-- BEGIN RECORDS PROVIDED --

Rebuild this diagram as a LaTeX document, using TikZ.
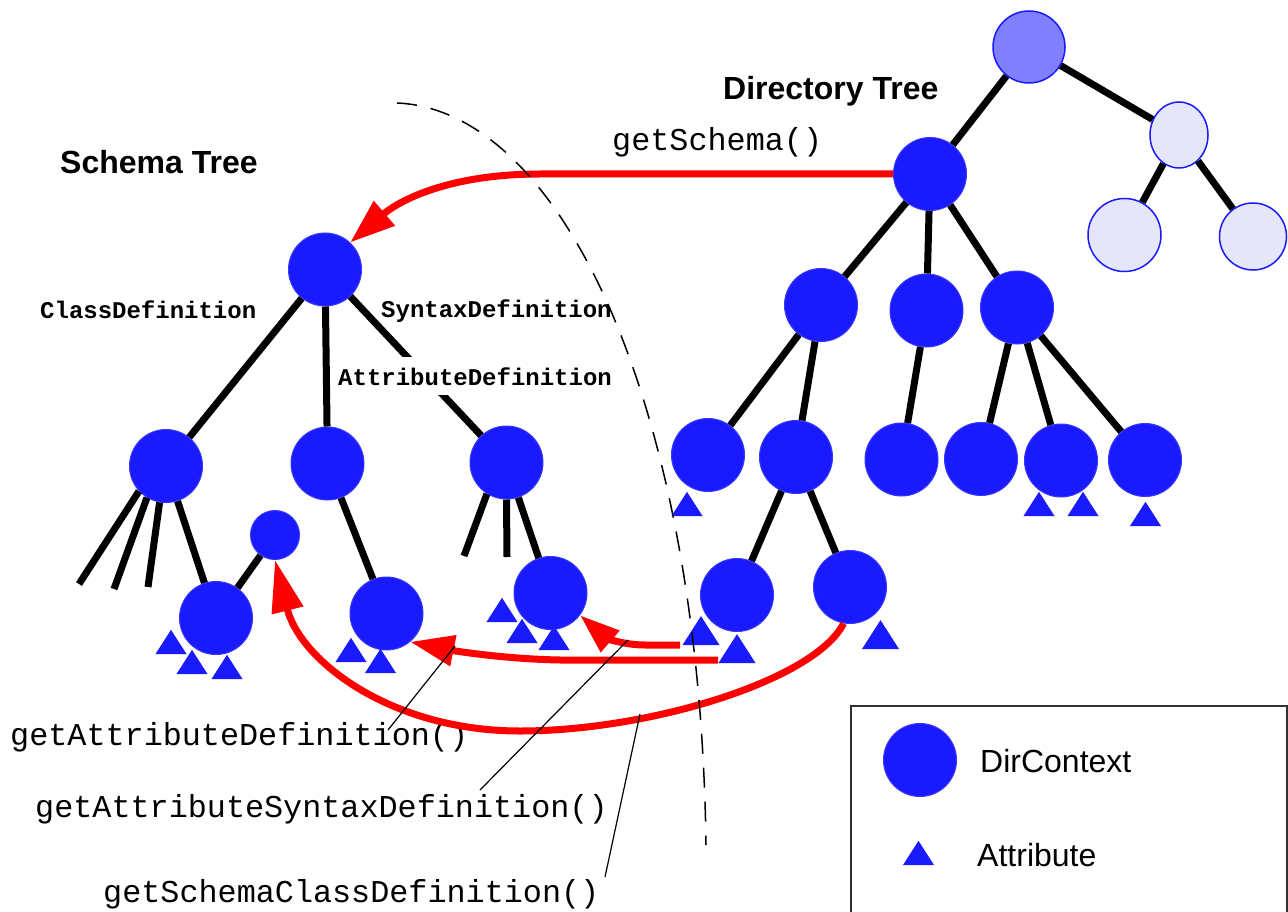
\documentclass[tikz,border=0pt]{standalone}
\usepackage{fontspec}
\setmainfont{Liberation Sans}
\newfontfamily\monof{Liberation Mono}
\usetikzlibrary{arrows.meta,shapes.geometric}
\definecolor{nodeblue}{RGB}{26,26,255}
\definecolor{nodeedge}{RGB}{55,55,255}
\definecolor{rootblue}{RGB}{128,128,255}
\definecolor{lav}{RGB}{230,230,250}
\definecolor{boxgray}{RGB}{50,50,50}
\newcommand\attrtri[3]{\fill[nodeblue] ({#1-#3/2},#2) -- ({#1+#3/2},#2) -- (#1,{#2-0.78*#3}) -- cycle;}
\begin{document}
\begin{tikzpicture}[x=1pt,y=-1pt,
  ctx/.style={circle,fill=nodeblue,draw=nodeedge,line width=1pt,minimum size=73pt,inner sep=0pt},
  rootctx/.style={circle,fill=rootblue,draw=nodeblue,line width=1.5pt,minimum size=72pt,inner sep=0pt},
  lavctx/.style={circle,fill=lav,draw=nodeblue,line width=1.5pt,minimum size=71pt,inner sep=0pt},
  edge/.style={line width=7pt,black},
  redline/.style={draw=red,line width=7pt},
  ptr/.style={line width=1.2pt,black},
  title/.style={font=\fontsize{32}{38}\selectfont\bfseries,anchor=base west,inner sep=0pt},
  legtext/.style={font=\fontsize{32}{38}\selectfont,anchor=base west,inner sep=0pt},
  method/.style={font=\monof\fontsize{31.8}{38}\selectfont,anchor=base west,inner sep=0pt},
  deflabel/.style={font=\monof\bfseries\fontsize{24}{28}\selectfont,anchor=base west,inner sep=0pt},
]
\clip (0,0) rectangle (1288,912);
\fill[white] (0,0) rectangle (1288,912);

% ---------- Directory tree nodes ----------
\node[rootctx] (dr) at (1029,47) {};
\node[lavctx,ellipse,minimum width=58pt,minimum height=66pt] (d1) at (1179,135) {};
\node[lavctx,minimum size=73pt] (d1a) at (1124.5,235) {};
\node[lavctx,minimum size=67pt] (d1b) at (1253,236.5) {};
\node[ctx] (dd) at (930,174) {};
\node[ctx] (c1) at (821,305) {};
\node[ctx] (c2) at (926.5,310.5) {};
\node[ctx] (c3) at (1017,307.5) {};
\node[ctx] (c1a) at (708,455) {};
\node[ctx] (c1b) at (796,457) {};
\node[ctx] (c1b1) at (737,595) {};
\node[ctx] (c1b2) at (850,587) {};
\node[ctx] (c2a) at (901.5,459.5) {};
\node[ctx] (c3a) at (981,459) {};
\node[ctx] (c3b) at (1061,460.5) {};
\node[ctx] (c3c) at (1145,460) {};

% ---------- Schema tree nodes ----------
\node[ctx] (sr) at (325,269.5) {};
\node[ctx] (sa) at (166,466) {};
\node[ctx] (sb) at (327.5,463.5) {};
\node[ctx] (sc) at (506.5,462.5) {};
\node[ctx] (sa1) at (216,618) {};
\node[ctx,minimum size=49pt] (sm) at (275,535) {};
\node[ctx] (sb1) at (386.5,613.5) {};
\node[ctx] (sc1) at (550.5,593) {};

% ---------- edges ----------
\draw[edge] (dr) -- (dd);
\draw[edge] (dr) -- (d1);
\draw[edge] (d1) -- (d1a);
\draw[edge] (d1) -- (d1b);
\draw[edge] (dd) -- (c1);
\draw[edge] (dd) -- (c2);
\draw[edge] (dd) -- (c3);
\draw[edge] (c1) -- (c1a);
\draw[edge] (c1) -- (c1b);
\draw[edge] (c1b) -- (c1b1);
\draw[edge] (c1b) -- (c1b2);
\draw[edge] (c2) -- (c2a);
\draw[edge] (c3) -- (c3a);
\draw[edge] (c3) -- (c3b);
\draw[edge] (c3) -- (c3c);

\draw[edge] (sr) -- (sa);
\draw[edge] (sr) -- (sb);
\draw[edge] (sr) -- (sc);
\draw[edge] (sa1) -- (sm);
\draw[edge] (sa) -- (sa1);
\draw[edge] (sb) -- (sb1);
\draw[edge] (sc) -- (sc1);
\coordinate (st1) at (79,584);
\coordinate (st2) at (114,589);
\coordinate (st3) at (148,587);
\coordinate (st4) at (464,556);
\coordinate (st5) at (507,557);
\draw[edge] (sa.223) -- (st1);
\draw[edge] (sa.239) -- (st2);
\draw[edge] (sa.260) -- (st3);
\draw[edge] (sc.238) -- (st4);
\draw[edge] (sc.south) -- (st5);

% ---------- labels ----------
\node[title] (dtitle) at (723,100) {Directory Tree};
\node[title] (stitle) at (60,174) {Schema Tree};
\node[method] (mgs) at (612,151) {getSchema()};
\node[deflabel] (lcd) at (40,318) {ClassDefinition};
\node[deflabel] (lsd) at (381,317) {SyntaxDefinition};
\node[deflabel,fill=white,inner xsep=2pt,inner ysep=10pt] (lad) at (336,385) {AttributeDefinition};
\node[method] (mad) at (10,745) {getAttributeDefinition()};
\node[method] (masd) at (35,817) {getAttributeSyntaxDefinition()};
\node[method] (mscd) at (103,902) {getSchemaClassDefinition()};

% ---------- red arrows ----------
\draw[redline,-{Triangle[length=45pt,width=31pt]}] (dd.west) -- (540,174) .. controls (450,174) and (400,200) .. (sr.47);
\coordinate (a2s) at (718,660);
\draw[redline,-{Triangle[length=44pt,width=30pt]}] (a2s) -- (560,660) .. controls (505,659) and (455,651) .. (sb1.-50);
\coordinate (a3s) at (680,645);
\draw[redline,-{Triangle[length=40pt,width=27pt]}] (a3s) -- (645,645) .. controls (622,645) and (605,637) .. (sc1.-37);
\draw[redline,-{Triangle[length=52pt,width=31pt]}] (c1b2.260) .. controls (815,680) and (650,731) .. (520,731) .. controls (390,731) and (300,660) .. (sm.south);

% ---------- attributes ----------
\attrtri{171}{654}{31}
\attrtri{192}{674}{31}
\attrtri{227}{679}{31}
\attrtri{351}{662}{31}
\attrtri{380.5}{673}{31}
\attrtri{502}{622}{31}
\attrtri{522}{643}{31}
\attrtri{554}{650}{31}
\attrtri{687}{516}{31}
\attrtri{701}{645}{37}
\attrtri{737}{663}{37}
\attrtri{880.5}{649}{37}
\attrtri{1039}{516}{31}
\attrtri{1083}{516}{31}
\attrtri{1145.5}{526}{31}

% ---------- dashed boundary ----------
\draw[line width=1.5pt,dash pattern=on 20pt off 14pt] (397,103) .. controls (560,110) and (700,400) .. (706,845);

% ---------- pointer lines ----------
\coordinate (p1a) at (388,730);
\coordinate (p1b) at (455,646);
\coordinate (p2a) at (480,790);
\coordinate (p2b) at (628,640);
\coordinate (p3a) at (605,877);
\coordinate (p3b) at (640,714);
\draw[ptr] (p1a) -- (p1b);
\draw[ptr] (p2a) -- (p2b);
\draw[ptr] (p3a) -- (p3b);

% ---------- legend ----------
\draw[line width=1.5pt,boxgray] (851,706) rectangle (1287,930);
\node[ctx] (lgc) at (920,760) {};
\node[legtext] (lgt1) at (980,772) {DirContext};
\attrtri{918.5}{865}{31}
\node[legtext] (lgt2) at (977,866) {Attribute};
\end{tikzpicture}
\end{document}
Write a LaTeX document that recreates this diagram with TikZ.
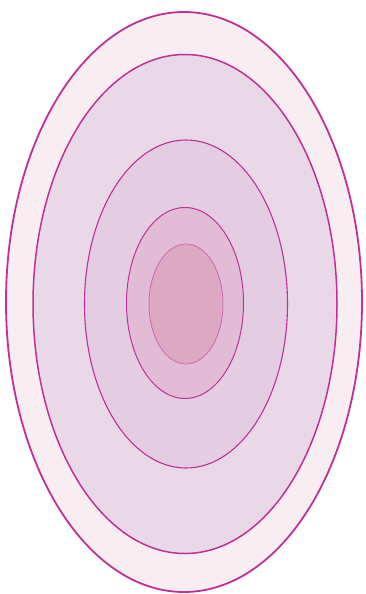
\documentclass[tikz,border=0pt]{standalone}
\usepackage{tikz}
\usetikzlibrary{shapes.geometric}
\definecolor{ringline}{RGB}{192,48,150}
\definecolor{ringA}{RGB}{248,238,242}
\definecolor{ringB}{RGB}{232,216,232}
\definecolor{ringC}{RGB}{228,204,226}
\definecolor{ringD}{RGB}{226,188,214}
\definecolor{ringE}{RGB}{220,168,194}
\tikzset{
    ring/.style={ellipse, draw=ringline, inner sep=0pt, line width=1.1pt}
}

\begin{document}
\begin{tikzpicture}[x=1pt,y=-1pt]
    \useasboundingbox (0,0) rectangle (366,594);
    \node[ring, fill=ringA, line width=1.8pt, minimum width=356, minimum height=580] (outer) at (184,302) {};
    \node[ring, fill=ringB, line width=1.5pt, minimum width=304, minimum height=499] (second) at (185,304) {};
    \node[ring, fill=ringC, minimum width=203, minimum height=328] (third) at (186,304) {};
    \node[ring, fill=ringD, line width=1pt, minimum width=117, minimum height=191] (fourth) at (185,303) {};
    \node[ring, fill=ringE, draw=ringline!75, line width=0.8pt, minimum width=74, minimum height=120] (inner) at (186,304) {};
\end{tikzpicture}
\end{document}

-- END RECORDS PROVIDED --

Lines that include the word "diagram" — how many are there in the data? Answer with the number alone.

*ANSWER TO THIS EXERCISE:* 2